17 April, 2021

Congressional candidates pledge to legislate in order to guarantee indigenous women’s rights

Promoting indigenous women’s social, economic, and political inclusion will be a priority on the legislative agendas of four congressional candidates in the April 11 elections.

Foto: Bruno Takahashi / CHIRAPAQ.

In a document signed at the beginning of April, congressional candidates from the political parties Juntos por el Perú, Victoria Nacional, Partido Morado, and Perú Libre committed themselves to legislate in order to reduce the different exclusions faced by indigenous women. This commitment was made in the framework of a political forum organized by the National Jury of Elections, the indigenous association CHIRAPAQ, and the National Organization of Andean and Amazonian Indigenous Women of Peru (ONAMIAP).

One of the promises made by the candidates for the Lima region, Isabel Cortez Aguirre (Juntos por el Perú), Marie Ayasta Galindo (Victoria Nacional), Susana Chávez Alvarado (Partido Morado), and the candidate for the Junín region, Saturnina Soriano Mallaupoma (Perú Libre), is to support the approval of bills that guarantee a more balanced presence of indigenous men and women in decision-making spaces at a national level.

Isabel Cortez Aguirre, the 20th candidate on the Juntos por el Perú list, said that “we must educate men in these fields and raise their awareness of equality.” On her legislative agenda, she stated that she will promote a bill for “the respect and distribution of property in equal terms”, referring to couples living together or united in a civil marriage.

Meanwhile, Marie Ayasta, the 2nd candidate from Victoria Nacional, noted that she will promote, through Congress, the creation of a differential quota for indigenous women in elections to district, provincial, and regional public office.
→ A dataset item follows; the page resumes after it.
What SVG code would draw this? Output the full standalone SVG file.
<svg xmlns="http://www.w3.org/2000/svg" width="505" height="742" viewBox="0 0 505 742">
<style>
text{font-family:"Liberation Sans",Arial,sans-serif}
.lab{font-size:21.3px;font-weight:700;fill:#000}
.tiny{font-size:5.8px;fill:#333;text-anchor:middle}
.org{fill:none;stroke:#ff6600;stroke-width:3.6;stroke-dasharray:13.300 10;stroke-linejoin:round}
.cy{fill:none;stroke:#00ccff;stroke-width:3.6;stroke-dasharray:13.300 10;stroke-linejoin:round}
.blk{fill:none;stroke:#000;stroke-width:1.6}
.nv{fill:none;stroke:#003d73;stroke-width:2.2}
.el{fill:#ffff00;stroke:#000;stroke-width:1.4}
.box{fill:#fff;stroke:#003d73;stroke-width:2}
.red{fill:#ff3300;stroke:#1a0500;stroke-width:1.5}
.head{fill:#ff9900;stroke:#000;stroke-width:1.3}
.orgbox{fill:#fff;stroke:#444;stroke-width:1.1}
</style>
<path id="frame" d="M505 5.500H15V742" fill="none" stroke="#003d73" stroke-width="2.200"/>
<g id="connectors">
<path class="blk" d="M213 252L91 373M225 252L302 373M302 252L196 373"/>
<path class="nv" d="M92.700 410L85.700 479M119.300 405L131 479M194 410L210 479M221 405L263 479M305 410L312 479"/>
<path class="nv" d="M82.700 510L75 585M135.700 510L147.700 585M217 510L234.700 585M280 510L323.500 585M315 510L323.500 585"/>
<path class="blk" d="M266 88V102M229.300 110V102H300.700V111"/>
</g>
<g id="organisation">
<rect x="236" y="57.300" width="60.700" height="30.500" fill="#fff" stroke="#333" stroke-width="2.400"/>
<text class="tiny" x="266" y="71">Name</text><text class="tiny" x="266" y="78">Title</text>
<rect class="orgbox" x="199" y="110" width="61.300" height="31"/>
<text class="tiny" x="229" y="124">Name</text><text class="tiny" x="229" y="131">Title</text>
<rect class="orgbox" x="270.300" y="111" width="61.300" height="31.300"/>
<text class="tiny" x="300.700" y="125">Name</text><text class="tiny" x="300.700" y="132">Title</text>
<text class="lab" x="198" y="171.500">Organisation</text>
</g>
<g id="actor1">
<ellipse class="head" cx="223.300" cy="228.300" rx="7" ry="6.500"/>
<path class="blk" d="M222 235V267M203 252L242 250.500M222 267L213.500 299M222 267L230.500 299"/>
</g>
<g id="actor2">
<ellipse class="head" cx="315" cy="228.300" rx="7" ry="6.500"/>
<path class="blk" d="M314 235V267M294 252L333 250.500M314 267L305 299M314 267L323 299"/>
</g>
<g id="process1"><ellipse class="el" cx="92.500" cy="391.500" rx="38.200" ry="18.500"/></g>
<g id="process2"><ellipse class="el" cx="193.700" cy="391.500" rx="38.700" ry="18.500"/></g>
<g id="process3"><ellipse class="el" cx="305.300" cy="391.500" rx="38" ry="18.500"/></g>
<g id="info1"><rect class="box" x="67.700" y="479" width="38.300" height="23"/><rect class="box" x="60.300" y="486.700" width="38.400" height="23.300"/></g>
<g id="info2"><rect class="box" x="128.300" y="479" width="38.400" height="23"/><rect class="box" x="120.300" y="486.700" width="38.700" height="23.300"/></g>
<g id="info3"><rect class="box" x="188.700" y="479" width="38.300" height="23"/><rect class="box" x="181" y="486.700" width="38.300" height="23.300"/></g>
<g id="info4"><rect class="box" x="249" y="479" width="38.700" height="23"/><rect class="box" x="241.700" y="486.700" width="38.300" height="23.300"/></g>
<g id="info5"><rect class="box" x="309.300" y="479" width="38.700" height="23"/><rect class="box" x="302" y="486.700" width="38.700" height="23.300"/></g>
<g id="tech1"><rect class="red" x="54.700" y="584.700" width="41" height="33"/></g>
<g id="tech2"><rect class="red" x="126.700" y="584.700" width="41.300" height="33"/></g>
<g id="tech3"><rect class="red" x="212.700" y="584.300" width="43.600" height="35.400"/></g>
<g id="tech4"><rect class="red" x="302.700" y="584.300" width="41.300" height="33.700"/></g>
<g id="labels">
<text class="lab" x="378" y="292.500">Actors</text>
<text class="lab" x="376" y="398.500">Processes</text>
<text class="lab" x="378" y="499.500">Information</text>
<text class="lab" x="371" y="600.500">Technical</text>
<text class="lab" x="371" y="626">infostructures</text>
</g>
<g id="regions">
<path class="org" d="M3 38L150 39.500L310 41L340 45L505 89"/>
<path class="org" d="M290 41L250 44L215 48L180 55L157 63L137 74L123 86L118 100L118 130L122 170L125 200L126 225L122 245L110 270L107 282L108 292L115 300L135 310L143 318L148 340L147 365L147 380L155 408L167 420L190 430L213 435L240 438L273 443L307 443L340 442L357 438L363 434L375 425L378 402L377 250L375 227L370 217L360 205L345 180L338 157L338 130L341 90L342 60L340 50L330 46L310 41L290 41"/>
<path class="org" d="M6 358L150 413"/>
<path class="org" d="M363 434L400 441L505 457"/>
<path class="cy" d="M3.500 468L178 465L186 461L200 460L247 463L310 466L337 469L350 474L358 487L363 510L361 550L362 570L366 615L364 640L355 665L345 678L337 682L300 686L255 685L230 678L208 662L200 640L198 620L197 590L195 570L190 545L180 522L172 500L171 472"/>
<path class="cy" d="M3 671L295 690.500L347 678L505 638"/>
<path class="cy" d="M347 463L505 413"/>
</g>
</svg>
Her party’s commitment, she noted, is that the voice of indigenous women be heard and “taken into account in all decisions of the country.”
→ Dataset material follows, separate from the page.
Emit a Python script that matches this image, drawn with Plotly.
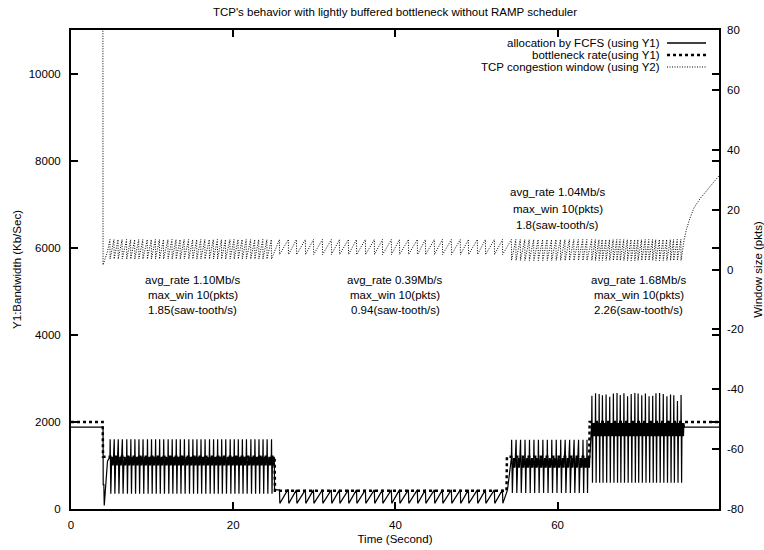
import plotly.graph_objects as go

# ---------------- data ----------------
# times (s) of the saw-teeth / rate spikes in each phase
teeth_phase1 = [4.8, 5.3, 5.8, 6.3, 6.85, 7.35, 7.85, 8.35, 8.85, 9.4,
                9.9, 10.4, 10.9, 11.4, 11.95, 12.45, 12.95, 13.45, 13.95, 14.5,
                15.0, 15.5, 16.0, 16.5, 17.05, 17.55, 18.05, 18.55, 19.05, 19.6,
                20.1, 20.6, 21.1, 21.6, 22.15, 22.65, 23.15, 23.65, 24.15, 24.7]
teeth_phase2 = [25.7, 26.8, 27.8, 28.9, 29.9, 31.0, 32.1, 33.1, 34.2, 35.2,
                36.3, 37.4, 38.4, 39.5, 40.5, 41.6, 42.7, 43.7, 44.8, 45.8,
                46.9, 48.0, 49.0, 50.1, 51.1, 52.2, 53.2]
teeth_phase3 = [54.3, 54.85, 55.4, 55.95, 56.5, 57.05, 57.6, 58.15, 58.7, 59.25,
                59.8, 60.35, 60.9, 61.45, 62.0, 62.55, 63.1, 63.6]
teeth_phase4 = [64.2, 64.65, 65.1, 65.5, 65.95, 66.4, 66.85, 67.3, 67.7, 68.15,
                68.6, 69.05, 69.5, 69.9, 70.35, 70.8, 71.25, 71.7, 72.1, 72.55,
                73.0, 73.45, 73.9, 74.3, 74.75, 75.2]
phase_end = [25.1, 53.9, 64.0, 75.6]

# allocation by FCFS (Kb/s)
fcfs_start_t = [0.0, 3.95, 3.97, 4.05, 4.1, 4.5]
fcfs_start_v = [1880, 1880, 560, 560, 80, 1100]
fcfs_p1 = {"hi": 1600, "lo": 350, "band_lo": 1000, "band_hi": 1200}
fcfs_p2 = {"lo": 130, "hi": 440}
fcfs_p3 = {"hi": 1590, "lo": 370, "band_lo": 950, "band_hi": 1170}
fcfs_p4_hi = [2600, 2660, 2640, 2610, 2630, 2580, 2650, 2665, 2620, 2660,
              2590, 2640, 2665, 2655, 2610, 2650, 2590, 2600, 2660, 2665,
              2640, 2590, 2630, 2610, 2480, 2620]
fcfs_p4 = {"lo": 600, "band_lo": 1670, "band_hi": 1975}
fcfs_end_t = [75.65, 79.9]
fcfs_end_v = [1880, 1880]

# bottleneck rate (Kb/s)
bneck_t = [0.0, 3.9, 3.95, 25.1, 25.15, 53.7, 53.75, 63.9, 63.95, 79.9]
bneck_v = [2000, 2000, 1200, 1200, 420, 420, 1200, 1200, 2000, 2000]

# TCP congestion window (pkts)
cwnd_start_t = [0.0, 3.93, 3.95, 4.5]
cwnd_start_v = [100, 100, 1.5, 6]
cwnd_low = [3.5, 5.0, 3.0, 3.0]
cwnd_high = [10, 10, 10, 10]
cwnd_tail_t = [75.6, 75.9, 76.3, 76.8, 77.6, 78.4, 79.2, 79.9]
cwnd_tail_v = [10, 13.5, 17, 20.5, 23.8, 26.5, 28.9, 31.3]

# text
title_text = "TCP's behavior with lightly buffered bottleneck without RAMP scheduler"
legend_names = ["allocation by FCFS (using Y1)", "bottleneck rate(using Y1)",
                "TCP congestion window (using Y2)"]
notes_low = [(15.0, ["avg_rate 1.10Mb/s", "max_win 10(pkts)", "1.85(saw-tooth/s)"]),
             (40.0, ["avg_rate 0.39Mb/s", "max_win 10(pkts)", "0.94(saw-tooth/s)"]),
             (70.0, ["avg_rate 1.68Mb/s", "max_win 10(pkts)", "2.26(saw-tooth/s)"])]
notes_low_y = [5270, 4925, 4580]
notes_high = [(60.0, ["avg_rate 1.04Mb/s", "max_win 10(pkts)", "1.8(saw-tooth/s)"])]
notes_high_y = [7270, 6900, 6530]
x_ticks = [0, 20, 40, 60]
y1_ticks = [0, 2000, 4000, 6000, 8000, 10000]
y2_ticks = [-80, -60, -40, -20, 0, 20, 40, 60, 80]
y2_ticktext = ["-80", "-60", "-40", "-20", "0", "20", "40", "60", "80"]


# ---------------- series assembly ----------------
def spiky(teeth, end, his, lo, band_lo, band_hi):
    xs, ys = [], []
    frac = [0.0, 0.06, 0.22, 0.32, 0.44, 0.56, 0.68, 0.80, 0.92]
    for i, t in enumerate(teeth):
        nxt = teeth[i + 1] if i + 1 < len(teeth) else end
        p = min(nxt - t, 0.6)
        vals = [band_hi, his[i], lo, band_lo, band_hi, band_lo, band_hi, band_lo, band_hi]
        for f, v in zip(frac, vals):
            xs.append(t + f * p)
            ys.append(v)
    return xs, ys


def saw(teeth, end, lo, hi):
    xs, ys = [], []
    for i, t in enumerate(teeth):
        nxt = teeth[i + 1] if i + 1 < len(teeth) else end
        xs += [t, t + 0.05, nxt - 0.08]
        ys += [hi, lo, hi]
    return xs, ys


fx, fy = list(fcfs_start_t), list(fcfs_start_v)
x1, y1 = spiky(teeth_phase1, phase_end[0], [fcfs_p1["hi"]] * len(teeth_phase1),
               fcfs_p1["lo"], fcfs_p1["band_lo"], fcfs_p1["band_hi"])
fx += x1; fy += y1
x2, y2 = saw(teeth_phase2, phase_end[1], fcfs_p2["lo"], fcfs_p2["hi"])
fx += [phase_end[0]] + x2; fy += [fcfs_p2["hi"]] + y2
x3, y3 = spiky(teeth_phase3, phase_end[2], [fcfs_p3["hi"]] * len(teeth_phase3),
               fcfs_p3["lo"], fcfs_p3["band_lo"], fcfs_p3["band_hi"])
fx += x3; fy += y3
x4, y4 = spiky(teeth_phase4, phase_end[3], fcfs_p4_hi,
               fcfs_p4["lo"], fcfs_p4["band_lo"], fcfs_p4["band_hi"])
fx += x4; fy += y4
fx += fcfs_end_t; fy += fcfs_end_v

cx, cy = list(cwnd_start_t), list(cwnd_start_v)
for k, teeth in enumerate([teeth_phase1, teeth_phase2, teeth_phase3, teeth_phase4]):
    for t in teeth:
        cx += [t, t + 0.02]
        cy += [cwnd_high[k], cwnd_low[k]]
cx += cwnd_tail_t; cy += cwnd_tail_v

FONT = "Liberation Sans, Arial, Helvetica, sans-serif"
FS = 11.5

fig = go.Figure()
fig.add_trace(go.Scatter(x=fx, y=fy, mode="lines", name=legend_names[0],
                         line=dict(color="black", width=1.2), showlegend=False))
fig.add_trace(go.Scatter(x=bneck_t, y=bneck_v, mode="lines", name=legend_names[1],
                         line=dict(color="black", width=2.5, dash="3px,3px"),
                         showlegend=False))
fig.add_trace(go.Scatter(x=cx, y=cy, mode="lines", name=legend_names[2], yaxis="y2",
                         line=dict(color="black", width=1, dash="1px,1.5px"),
                         showlegend=False))

# plot-area geometry (pixels) for paper-coordinate placement of the key
L, R, T, B = 71, 719, 30, 509
def px(xp):
    return (xp - L) / (R - L)
def py(yp):
    return (B - yp) / (B - T)

annotations = []
for name, yy in zip(legend_names, [43, 55, 67]):
    annotations.append(dict(x=px(662), y=py(yy), xref="paper", yref="paper",
                            text=name, showarrow=False, xanchor="right",
                            yanchor="middle", font=dict(size=FS)))
for xc, lines in notes_low:
    for txt, yv in zip(lines, notes_low_y):
        annotations.append(dict(x=xc, y=yv, xref="x", yref="y", text=txt,
                                showarrow=False, font=dict(size=FS)))
for xc, lines in notes_high:
    for txt, yv in zip(lines, notes_high_y):
        annotations.append(dict(x=xc, y=yv, xref="x", yref="y", text=txt,
                                showarrow=False, font=dict(size=FS)))

shapes = [
    dict(type="line", xref="paper", yref="paper", x0=px(667), x1=px(706),
         y0=py(43), y1=py(43), line=dict(color="black", width=1.4)),
    dict(type="line", xref="paper", yref="paper", x0=px(667), x1=px(706),
         y0=py(55), y1=py(55), line=dict(color="black", width=2.5, dash="3px,3px")),
    dict(type="line", xref="paper", yref="paper", x0=px(667), x1=px(706),
         y0=py(67), y1=py(67), line=dict(color="black", width=1, dash="1px,1.5px")),
]

axis_common = dict(showgrid=False, zeroline=False, ticks="inside", ticklen=7,
                   tickwidth=1.5, tickcolor="black", automargin=False,
                   tickfont=dict(size=FS, color="black"))

fig.update_layout(
    width=764, height=550,
    margin=dict(l=L, r=764 - R, t=T, b=550 - B),
    paper_bgcolor="white", plot_bgcolor="white",
    font=dict(family=FONT, size=FS, color="black"),
    title=dict(text=title_text, x=0.5, xref="paper", y=1 - 12 / 550,
               yref="container", yanchor="middle", xanchor="center",
               font=dict(size=FS)),
    xaxis=dict(range=[0, 79.9], tickvals=x_ticks, showline=True, linewidth=2,
               linecolor="black", mirror="ticks", ticklabelstandoff=4,
               title=dict(text="Time (Second)", standoff=5, font=dict(size=FS)),
               **axis_common),
    yaxis=dict(range=[0, 11000], tickvals=y1_ticks, tickformat="d", showline=True,
               linewidth=2, linecolor="black", mirror="ticks", ticklabelstandoff=6,
               title=dict(text="Y1:Bandwidth (Kb/Sec)", standoff=5, font=dict(size=FS)),
               **axis_common),
    yaxis2=dict(range=[-80, 80], tickvals=y2_ticks, ticktext=y2_ticktext,
                overlaying="y", side="right", showline=False, ticklabelstandoff=7,
                title=dict(text="Window size (pkts)", standoff=20, font=dict(size=FS)),
                **axis_common),
    annotations=annotations,
    shapes=shapes,
    showlegend=False,
)

fig.write_html("out.html")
For her part, Susana Chávez Alvarado, the 15th candidate of Partido Morado, stated that her party will ensure that the gender perspective is implemented across the productive activities and programs of regional governments where territorial policy is discussed. “It’s critical to count with indicators that show how women are being incorporated and visible in this development,” she explained.
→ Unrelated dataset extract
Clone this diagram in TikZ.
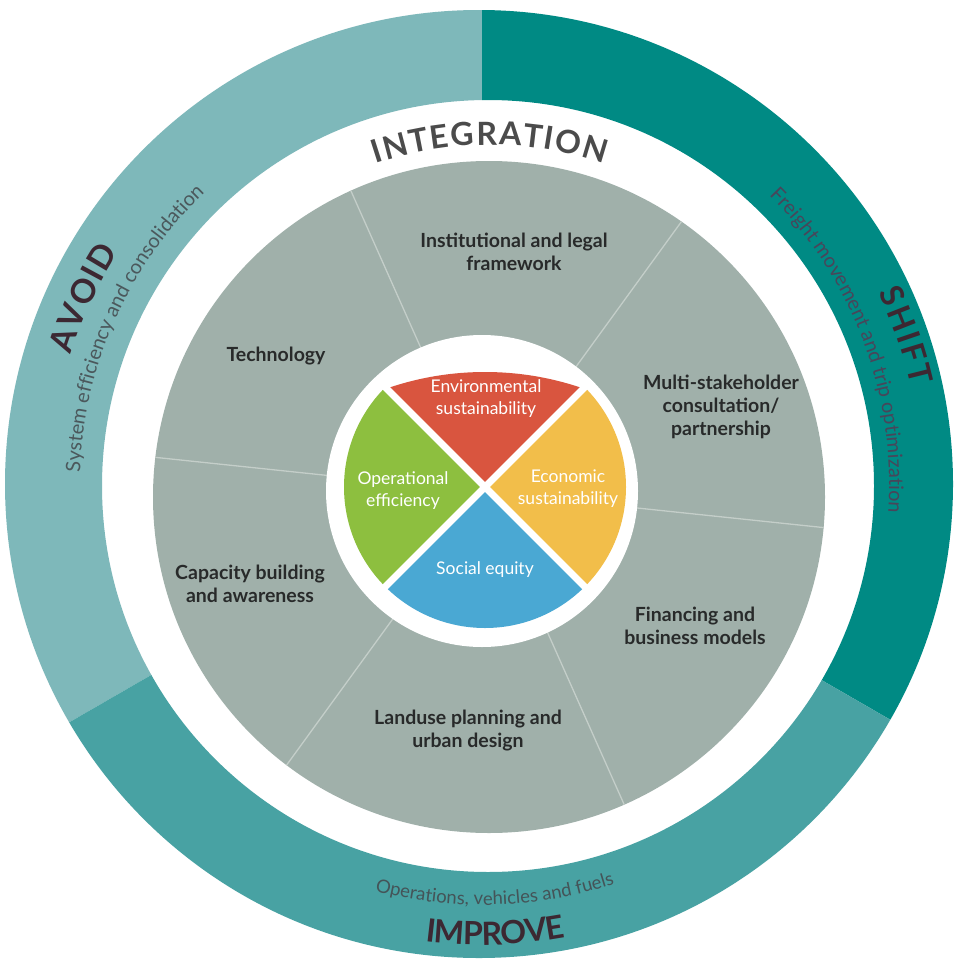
\documentclass[tikz,border=0pt]{standalone}
\usepackage{fontspec}
\setmainfont{Lato}
\usetikzlibrary{decorations.text}
\definecolor{avoidc}{RGB}{126,184,186}
\definecolor{shiftc}{RGB}{0,138,132}
\definecolor{improvec}{RGB}{72,162,163}
\definecolor{graydisc}{RGB}{160,176,170}
\definecolor{divc}{RGB}{196,206,201}
\definecolor{redc}{RGB}{217,85,63}
\definecolor{yellowc}{RGB}{242,190,74}
\definecolor{greenc}{RGB}{141,191,63}
\definecolor{bluec}{RGB}{74,168,211}
\definecolor{labc}{RGB}{40,42,42}
\definecolor{titlec}{RGB}{60,40,50}
\definecolor{integc}{RGB}{75,75,75}
\definecolor{subavoid}{RGB}{75,88,92}
\definecolor{subshift}{RGB}{72,70,90}
\definecolor{subimprove}{RGB}{68,84,88}
\tikzset{
  lab/.style={font=\fontsize{19.5}{23}\selectfont\bfseries, text=labc, align=center},
  cl/.style={font=\fontsize{17.5}{22}\selectfont, text=white, align=center},
  divider/.style={draw=divc, line width=1.3pt},
  gap/.style={draw=white, line width=7pt},
  ringtitle/.style n args={3}{decorate, decoration={text effects along path, text={#1},
    text effects/.cd, text along path, fit text to path,
    characters={text=#2, font=\bfseries\fontsize{#3}{#3}\selectfont}}}
}
\begin{document}
\begin{tikzpicture}[x=1pt,y=1pt]
\useasboundingbox (0,0) rectangle (954,-961);
\fill[white] (0,0) rectangle (954,-961);

% outer ring
\begin{scope}[shift={(482,-484)}]
  \begin{scope}
    \clip (0,0) -- (90:700) -- (150:700) -- (210:700) -- cycle;
    \fill[avoidc, even odd rule] (-3,0) circle[radius=474] (6,-2) circle[radius=386];
  \end{scope}
  \begin{scope}
    \clip (0,0) -- (-30:700) -- (30:700) -- (90:700) -- cycle;
    \fill[shiftc, even odd rule] (-3,0) circle[radius=474] (6,-2) circle[radius=386];
  \end{scope}
  \begin{scope}
    \clip (0,0) -- (210:700) -- (270:700) -- (330:700) -- cycle;
    \fill[improvec, even odd rule] (-3,0) circle[radius=474] (6,-2) circle[radius=386];
  \end{scope}
  % ring texts
  \path[ringtitle={AVOID}{titlec}{33}]
    (162.5:431) arc[start angle=162.5, end angle=147.5, radius=431];
  \path[decorate, decoration={text along path, text align=center, text color=subavoid,
    text={|\fontsize{20}{20}\selectfont|System efficiency and consolidation}}]
    (201:402) arc[start angle=201, end angle=111, radius=402];
  \path[ringtitle={SHIFT}{titlec}{32}]
    (25.8:440) arc[start angle=25.8, end angle=12.8, radius=440];
  \path[decorate, decoration={text along path, text align=center, text color=subshift,
    text={|\fontsize{20}{20}\selectfont|Freight movement and trip optimization}}]
    (65.6:407) arc[start angle=65.6, end angle=-24.4, radius=407];
  \path[ringtitle={IMPROVE}{titlec}{32}]
    (262.9:461) arc[start angle=262.9, end angle=280.5, radius=461];
  \path[decorate, decoration={text along path, text align=center, text color=subimprove,
    text={|\fontsize{18.5}{18.5}\selectfont|Operations, vehicles and fuels}}]
    (231.8:421) arc[start angle=231.8, end angle=311.8, radius=421];
\end{scope}

% INTEGRATION
\begin{scope}[shift={(490,-505)}]
  \path[ringtitle={INTEGRATION}{integc}{32}]
    (108.5:360) arc[start angle=108.5, end angle=71.5, radius=360];
\end{scope}

% grey disc with sectors
\fill[graydisc] (489,-497) circle[radius=336];
\begin{scope}
  \clip (489,-497) circle[radius=336];
  \foreach \a in {54,114,174,234,294,354}
    \draw[divider] (485,-492) -- ++(\a:400);
\end{scope}
\fill[white] (482,-491) circle[radius=156];

% coloured quadrants
\begin{scope}
  \clip (485,-487) circle[radius=141];
  \clip (485,-672) circle[radius=300];
  \fill[redc] (485,-487) -- (697.1,-274.9) -- (272.9,-274.9) -- cycle;
  \fill[yellowc] (485,-487) -- (697.1,-274.9) -- (697.1,-699.1) -- cycle;
  \fill[bluec] (485,-487) -- (697.1,-699.1) -- (272.9,-699.1) -- cycle;
  \fill[greenc] (485,-487) -- (272.9,-699.1) -- (272.9,-274.9) -- cycle;
\end{scope}
\draw[gap] (591.07,-380.93) -- (378.93,-593.07);
\draw[gap] (378.93,-380.93) -- (591.07,-593.07);

% sector labels
\node[lab] (inst) at (514,-252) {Institutional and legal\\framework};
\node[lab] (tech) at (276,-356) {Technology};
\node[lab] (multi) at (721,-407) {Multi-stakeholder\\consultation/\\partnership};
\node[lab] (cap) at (250,-584) {Capacity building\\and awareness};
\node[lab] (fin) at (695,-626) {Financing and\\business models};
\node[lab] (land) at (468,-731) {Landuse planning and\\urban design};

% centre labels
\node[cl] (env) at (486,-399) {Environmental\\sustainability};
\node[cl] (op) at (403,-491) {Operational\\efficiency};
\node[cl] (eco) at (568,-489) {Economic\\sustainability};
\node[cl] (soc) at (485,-570) {Social equity};
\end{tikzpicture}
\end{document}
The congressional candidates pledged to adopt, as a legislative priority, a bill for strengthening the indigenous justice system geared towards the elimination of violence against indigenous women.

The signed declaration also insists on the need to propose legislation for the creation of indigenous electoral districts with gender-alternating postings, and mechanisms to ensure indigenous political participation and representation at a national level.

The participating indigenous organizations pledged to bring these demands to the attention of the government representatives who are elected in the elections this Sunday.

The forum was moderated from Argentina by the Mapuche leader, Veronica Huilipan, who was appointed last year as coordinator of the Ministry of Women’s Affairs for Addressing Gender-Based Violence against Members of Indigenous Peoples. She stated that this is a historic moment that shows the need to “create public policies that guarantee the inclusion of indigenous women.”

Melania Canales Poma, president of the National Organization of Andean and Amazonian Indigenous Women of Peru (ONAMIAP), Delfina Catip Tawan, coordinator of the Women’s Program of the Interethnic Association for the Development of the Peruvian Rainforest (AIDESEP), and Nelly Pauccar Meza, representing the National Agrarian Confederation (CNA) participated in the formulation of the questions.

This electoral prelude was also accompanied by Tarcila Rivera Zea, indigenous activist and president of CHIRAPAQ, Ketty Marcelo López, Asháninka leader, and Milagros Suito Acuña, National Director of Education and Civic Citizen Training of the National Jury of Elections.